Monday, March 6, 2017

Fantastic Comics #1 - pt. 4

Yank Wilson is an odd duck; there's no indication that this is some future scenario, so this is a present in some alternate timeline where the U.S.'s greatest enemy is a tiny kingdom at the North Pole and both sides have ridiculously large military forces backed with super-science.  For a clue as to how super-sciency this feature is, the airspeed record in 1939 was 469 MPH, almost half what these strat-bombers can do.

More evidence of not only super-science, but impossible super-science, as "2,000 degrees below zero" can't happen.  A freezing gas would be useful for hideout traps, though.




We're given no explanation for how 5,000 tanks managed to cross the Arctic Sea, but judging from the rest of this feature, I wouldn't be surprised if they grew wings and flew.

A long distance atom separator sounds an awful lot like an atomic bomb. It would take something like that to destroy 5,000 tanks at once too.  For such a goofy feature, it's scarily prescient here.

Interestingly, the writer had to come up with electro-vibrographs because, as discussed before, the term RADAR was not in common parlance yet in 1939.  Note how super-sciency Radar seems to be at the time.

The freezing gas, in sufficient quantities, can be used to affect entire cities.

This is, I believe, the first instance of a heat ray being used to counter a cold effect.

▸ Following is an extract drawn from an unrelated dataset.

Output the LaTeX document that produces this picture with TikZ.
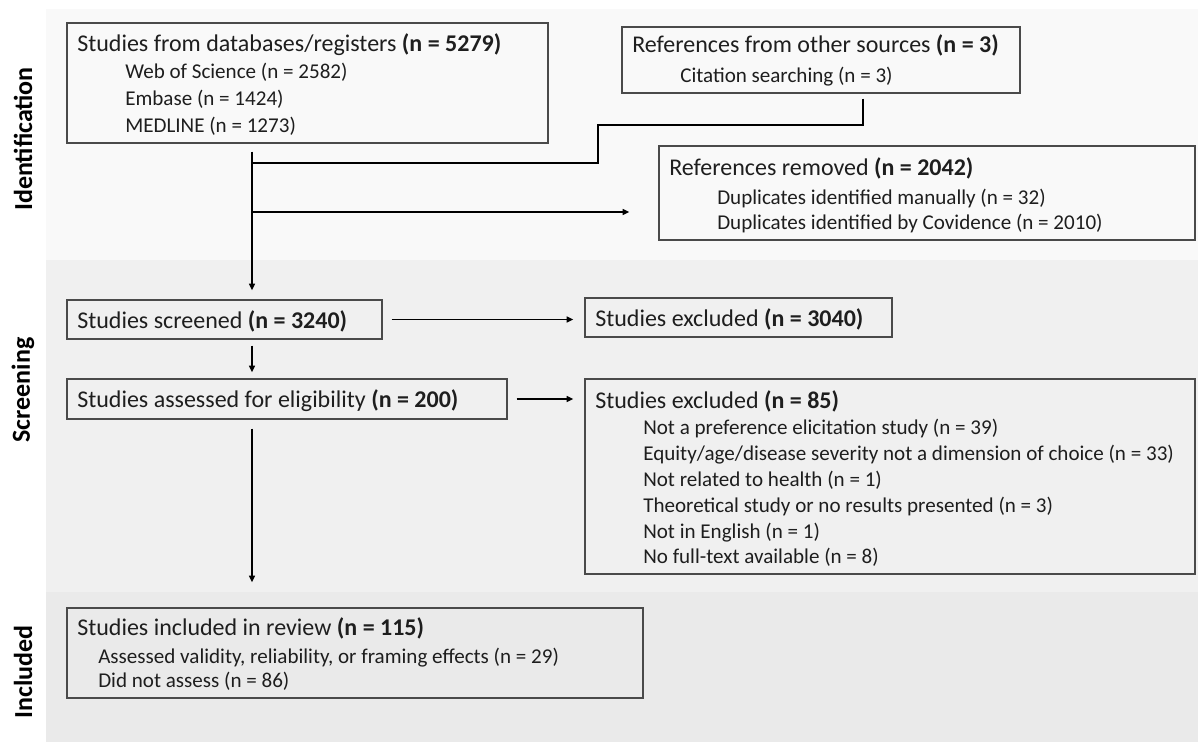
\documentclass[tikz,border=0pt]{standalone}
\usepackage{fontspec}
\setmainfont{Carlito}
\usetikzlibrary{arrows.meta,fit,calc}
\definecolor{idc}{HTML}{F9F9F9}
\definecolor{scc}{HTML}{F0F0F0}
\definecolor{inc}{HTML}{EAEAEA}
\definecolor{boxc}{HTML}{4A4A4A}
\definecolor{txt}{HTML}{1E1E1E}
\begin{document}
\begin{tikzpicture}[x=0.75pt,y=-0.75pt,
  box/.style={draw=boxc, line width=1.1pt, inner sep=0pt},
  ttl/.style={anchor=base west, inner sep=0pt, text=txt, font=\fontsize{18}{21}\selectfont},
  itm/.style={anchor=base west, inner sep=0pt, text=txt, font=\fontsize{15.8}{19}\selectfont},
  lbl/.style={rotate=90, inner sep=0pt, text=black, font=\fontsize{19.5}{23}\selectfont\bfseries},
  arr/.style={line width=1.1pt, -{Triangle[length=5pt,width=4.5pt]}},
  ln/.style={line width=1.1pt}]
\useasboundingbox (0,0) rectangle (1198,742);
\fill[white] (0,0) rectangle (1198,742);
% bands
\fill[idc] (46,9) rectangle (1198,260);
\fill[scc] (46,260) rectangle (1198,592);
\fill[inc] (46,592) rectangle (1198,742);
% phase labels
\node[lbl] (lid) at (23,139) {Identification};
\node[lbl] (lsc) at (23,390) {Screening};
\node[lbl] (lin) at (23,672) {Included};
% boxes
\node[box, fit={(67,23) (548,143)}] (b1) {};
\node[box, fit={(622,27) (1020,93)}] (b2) {};
\node[box, fit={(659,146) (1195,240)}] (b3) {};
\node[box, fit={(67,300) (382,339)}] (b4) {};
\node[box, fit={(585,298) (892,337)}] (b5) {};
\node[box, fit={(67,379) (507,419)}] (b6) {};
\node[box, fit={(585,379) (1195,574)}] (b7) {};
\node[box, fit={(67,608) (643,698)}] (b8) {};
% texts
\node[ttl] (t1) at (77,51) {Studies from databases/registers \textbf{(n = 5279)}};
\node[itm] (t1a) at (125,79) {Web of Science (n = 2582)};
\node[itm] (t1b) at (125,105.5) {Embase (n = 1424)};
\node[itm] (t1c) at (125,132) {MEDLINE (n = 1273)};
\node[ttl] (t2) at (632,53) {References from other sources \textbf{(n = 3)}};
\node[itm] (t2a) at (680,83) {Citation searching (n = 3)};
\node[ttl] (t3) at (669,175) {References removed \textbf{(n = 2042)}};
\node[itm] (t3a) at (717,204) {Duplicates identified manually (n = 32)};
\node[itm] (t3b) at (717,229) {Duplicates identified by Covidence (n = 2010)};
\node[ttl] (t4) at (77,328) {Studies screened \textbf{(n = 3240)}};
\node[ttl] (t5) at (595,326) {Studies excluded \textbf{(n = 3040)}};
\node[ttl] (t6) at (77,407) {Studies assessed for eligibility \textbf{(n = 200)}};
\node[ttl] (t7) at (595,408) {Studies excluded \textbf{(n = 85)}};
\node[itm] (t7a) at (643,434) {Not a preference elicitation study (n = 39)};
\node[itm] (t7b) at (643,460) {Equity/age/disease severity not a dimension of choice (n = 33)};
\node[itm] (t7c) at (643,486) {Not related to health (n = 1)};
\node[itm] (t7d) at (643,512) {Theoretical study or no results presented (n = 3)};
\node[itm] (t7e) at (643,538) {Not in English (n = 1)};
\node[itm] (t7f) at (643,563) {No full-text available (n = 8)};
\node[ttl] (t8) at (77,635) {Studies included in review \textbf{(n = 115)}};
\node[itm] (t8a) at (98,663) {Assessed validity, reliability, or framing effects (n = 29)};
\node[itm] (t8b) at (98,687) {Did not assess (n = 86)};
% connector helpers
\coordinate (trunk) at (252,0);
\coordinate (e1) at (863,125);
\coordinate (e2) at (598,125);
\coordinate (e3) at (598,163);
\coordinate (rm) at (252,212);
% connectors
\draw[arr] ([yshift=-6pt]b1.south -| trunk) -- ([yshift=6.75pt]b4.north -| trunk);
\draw[ln] ([yshift=-3.75pt]b2.south -| e1) -- (e1) -- (e2) -- (e3) -- (e3 -| trunk);
\draw[arr] (rm) -- ([xshift=-21.75pt]b3.west |- rm);
\draw[arr] ([xshift=6.75pt]b4.east) -- ([xshift=-8.25pt]b5.west |- b4.east);
\draw[arr] ([yshift=-4.5pt]b4.south -| trunk) -- ([yshift=4.5pt]b6.north -| trunk);
\draw[arr] ([xshift=6.75pt]b6.east) -- ([xshift=-8.25pt]b7.west |- b6.east);
\draw[arr] ([yshift=-6.75pt]b6.south -| trunk) -- ([yshift=18.75pt]b8.north -| trunk);
\end{tikzpicture}
\end{document}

Other than the feature being named after him, I really can't see how Yank Wilson was granted a hero's reward and not, you know, the scientists who came up with the heat ray and the other super-science.


This is Captain Kidd, Explorer.  When you meet a mad scientist, don't attack right away, and get a good encounter reaction roll, they want to show you all their trophy items and explain how they work to you.



When I put a mechanical hand on the trophy list for 1st edition, I didn't actually have a good example of one in mind. Here's one, though it is better for attacking and giving a human a claw attack than for wrecking.




He doesn't look like one, but Von Haupt was a supervillain, buffed with Nigh-Invulnerable Skin. Kept him safe from bullets, but not from falling damage or heat damage.


As if this issue hadn't already hit its weird quota, this is from Flick Falcon in the Fourth Dimension.  Flick is a scientist who's 4th dimension machine flings him onto Mars. The slave giant appears to be at least 30' tall, which would stat him as a titan (from Supplement I: National).

Not sure what to make of this other guy. He must be some kind of mutant Green Martian, missing his fourth arm, and apparently having tiny hooves for feet. Only, the next page shows dozens of them...

Having escaped the mutant Green Martians through their own time machine, Flick discovers -- as so many others have on Mars -- that *humans* are the aliens on Mars and gain the same leaping, speed, and (presumedly) bulletproof skin that aliens have on Earth.

The fourth dimensional ray takes Flick back and forth, much like a "future" Adam Strange.